(Bloomberg View) — As a frequent critic of Obamacare, I’m often asked, “Well, how would you solve the problem? Huh?” The implication is that if I don’t have a solution, I should shut up and endorse the one Democrats provided.
This is not sound policy thinking. As I am fond of saying, “The existence of a problem does not therefore imply the existence of a solution.” It is not inevitably true that there is some policy solution that would be better than the status quo, even if we really dislike the status quo. For example, Russia getting all frisky in Ukraine makes me nervous as hell. I would like President Barack Obama to make it stop. That doesn’t mean that Obama can make it stop. It is quite possible that any strenuous attempt to make it stop would simply imbue the Russian government with even more theatrical military ambitions.
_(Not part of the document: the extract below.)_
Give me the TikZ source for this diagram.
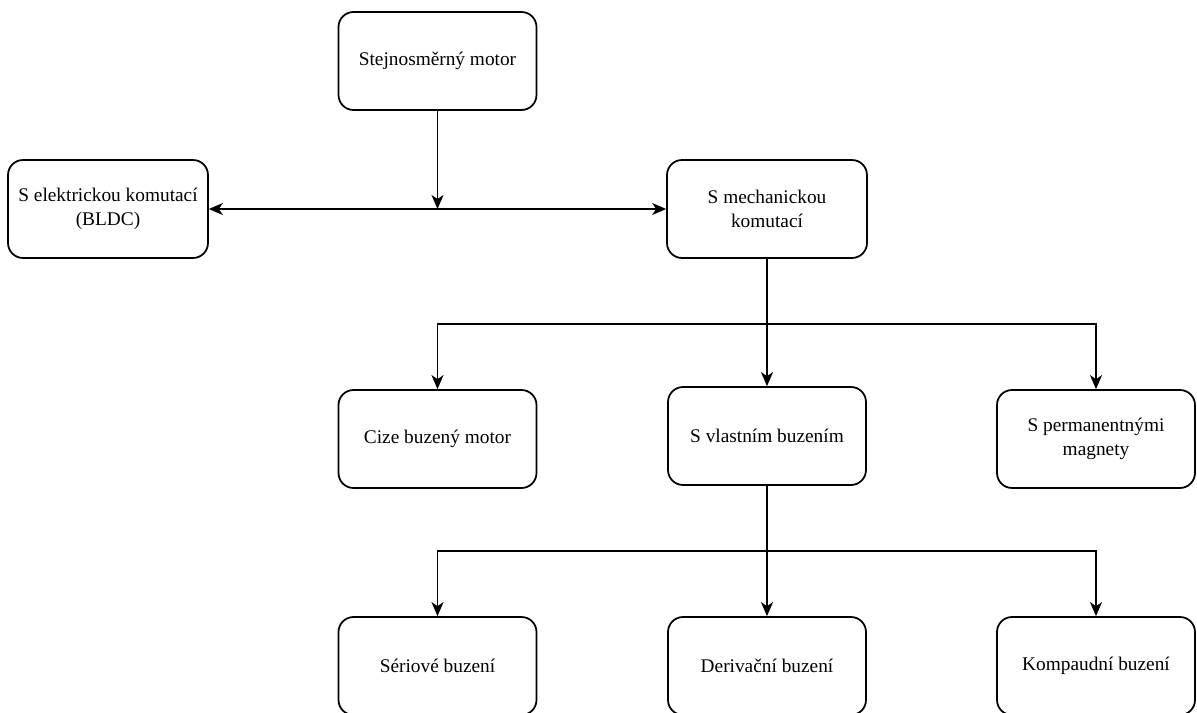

As it happens, however, I did have an alternative plan for the Patient Protection and Affordable Care Act (PPACA), one that I was very fond of. It preserved the basic market mechanisms in health care while protecting people from catastrophic risks. It was so simple it could be explained in a couple of sentences. And it wouldn’t cost that much. Ready? Here we go: The government picks up 100 percent of health-care costs above 15 to 20 percent of adjusted gross income. For people below 150 percent of the poverty line, there’s Medicaid, which picks up basically all your costs. Hard to game, preserves consumer incentives to shop for prices and keeps people out of bankruptcy.
I understand that this is not what progressives wanted. But it takes care of the three biggest issues that we said we wanted to fix: the problem of middle-class families getting pushed into bankruptcy by medical bills, the problem of people with pre-existing conditions who can’t get insurance, and the problem of poor people who can’t afford even reasonably priced insurance. Meanwhile, it actually attacks cost control the same way we do in other markets: by giving consumers an incentive to shop for better prices for noncatastrophic expenses. And it wouldn’t even be that expensive, because we already have Medicaid, and Medicaid and Medicare and the VA already pick up a disproportionate share of the high-cost patients who drive a huge portion of our health-care spending.
OK, you say, but that’s not what progressives wanted, and it might not be politically popular. So what would I have done, when Obamacare was tanking in the polls and Scott Brown was elected to the Senate on an anti-Obamacare platform? I would have passed something more modest that still significantly expanded coverage, expanding Medicaid to 150 to 200 percent of the poverty line and creating a national high-risk pool to insure anyone who’d been turned down for coverage more than twice in the past 12 months, at prices comparable to what a healthy person of their age would pay in the insurance market. Again, much cheaper, much less intrusive, no blowback from people who lost their policies, and very unlikely to have been tampered with by the Supreme Court.